Legacy and fleece blankets: Men’s soccer recalibrates
After winning three conference titles in four years, Oakland men’s soccer competes this spring and fall season without its eight seniors.
“I call it a recalibration of the team,” head coach Eric Pogue said.
He wanted a creative way to orient this season’s team, so nearly every Sunday evening the group meets for an hour or two and discusses what each player can do to be a strong and respectable team member. The meetings aren’t only for building a team, but for building chemistry and a culture.
“It’s not about soccer; it’s more about creating a good team dynamic,” Pogue said. “It’s an opportunity for us to just sit down together and build a winning team.”
Redshirt freshman Nash Popovic said the meetings help clarify what Pogue expects.
“They help us get ideas for what we want to do as a team moving forward,” Popovic said.

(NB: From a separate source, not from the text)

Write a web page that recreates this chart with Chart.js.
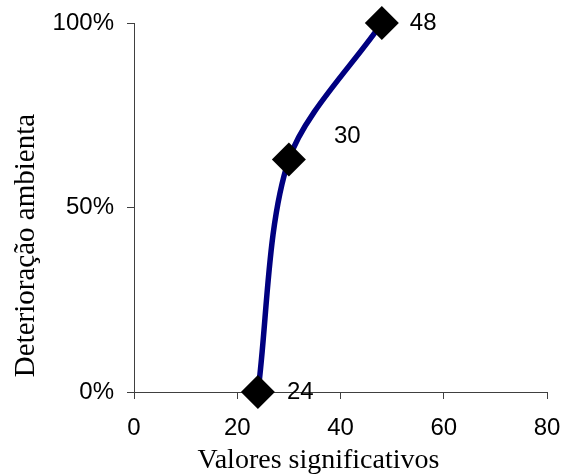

The idea sparked when Pogue read the book Legacy by James Kerr, which covers the All Blacks of New Zealand, a successful rugby outfit. It stresses 15 powerful and heuristic lessons of leadership, including sustained success, turning purpose into practice, handling pressure and how to achieve world-class standards, day after day, week after week, year after year.
It asks what the reader’s legacy is.
“The book shaped us as a team, and we are finding our team identity,” junior Brendan Woodfull said.
He said it was a big deal when eight starting seniors—Jacob VanderLaan, Derek Nowak, Shawn Claud Lawson, Matt Dudley, Raphael Reynolds, Matt Rickard, Gerald Ben and Eliott Tarney—left (seniors aren’t eligible to play in the spring).
“You’re always skeptical of how you’re going to do, but having these meetings and training and everything that has happened so far, it seems like we really haven’t lost our touch of a winning team,” Woodfull said.
“I don’t think next year is going to be a relapse year,” he added. “I think we’re going to come out strong.”
At the end of each meeting, Pogue assigns two upperclassmen a chapter to read and share with the team during the next session.
“Getting to see what the pros do and how they became successful, you start getting ideas of what you should be doing to get to that same level one day,” Popovic said.
A guest speaker often attends the sessions. Pogue said he brings in other Oakland coaches, like women’s basketball head coach Jeff Tungate, or someone outside of the university.
During the Sunday, Feb. 28 meeting, former athletics academic advisor for Oakland and current University of Michigan-Flint assistant professor De’Andre Shepard, Ph.D, attended.
Shepard talked about living your organization: loving what you do, embracing your style and uniqueness and surrounding yourself with people you can learn from and ones you can teach.
Pogue said not many people know what goes on off the soccer field, and that these sessions show the work the team puts in when nobody is watching.
“To be able to interact with them more often and get a chance to know them and them get a chance to know me, I think it opens up the dialogue and kind of humanizes everybody a little bit,” Pogue said. “And I think these are the kind of things that make us successful on the field.”
Woodfull believes the meetings are great for the new players because they are able to come in and see how the returning players act on the team.
“It kind of helps mold them into our team,” he said.
Fleece blankets
Feb. 28 was the first meeting after winter break, so instead of discussing the book, Pogue thought it would be a rewarding and fun idea to give back.
Oakland soccer alum Nicholas Kristock founded Fleece & Thank You, a non-profit that brightens up the days of sick children.
After spending nearly two years playing professional soccer in Australia, Kristock started the organization inspired by Sophie, a 4-year-old girl battling neuroblastoma who he met while volunteering in hospitals in Australia.
“I saw that maybe six out of 20 kids on a floor were getting blankets and 14 kids were having to watch six kids get blankets and say, ‘why don’t I get a blanket?’” Kristock said. “So I want to make sure that every kid gets a blanket every time.”
He said it’s pleasing seeing so many people wanting to help and volunteer, especially at his old stomping grounds. Popovic said it’s great the team was able to help out.
“It’s just always nice to do things like that because it just brings a smile to your face and you know it’s for people who need it,” he said.
Woodfull and Kristock were teammates before he moved to Australia in 2014.
“It’s great that [Kristock] is able to get us involved in it and it’s great that we can help out anyway we can,” Woodfull said.
Pogue jokingly said they are guys and they don’t really react to things like this. But he said a person doesn’t fully appreciate the value of this service until they actually participate.
“I think it’s important for them to take their Sunday night to do something important like this,” Pogue said. “It means a lot to me, to the program, to each other and to the young children that get these [blankets].”
“It says a lot about people’s hearts,” Kristock said. “Love is a common thing no matter who you are, what color your skin is, [or your] religion. Everyone wants to love on other people and this is a really easy way to do it.”
Oakland’s next match is at 7 p.m. ET on Saturday, March 12 against Northwestern Ohio (NAIA) in the College Clash at the Legacy Center in Brighton, Mich.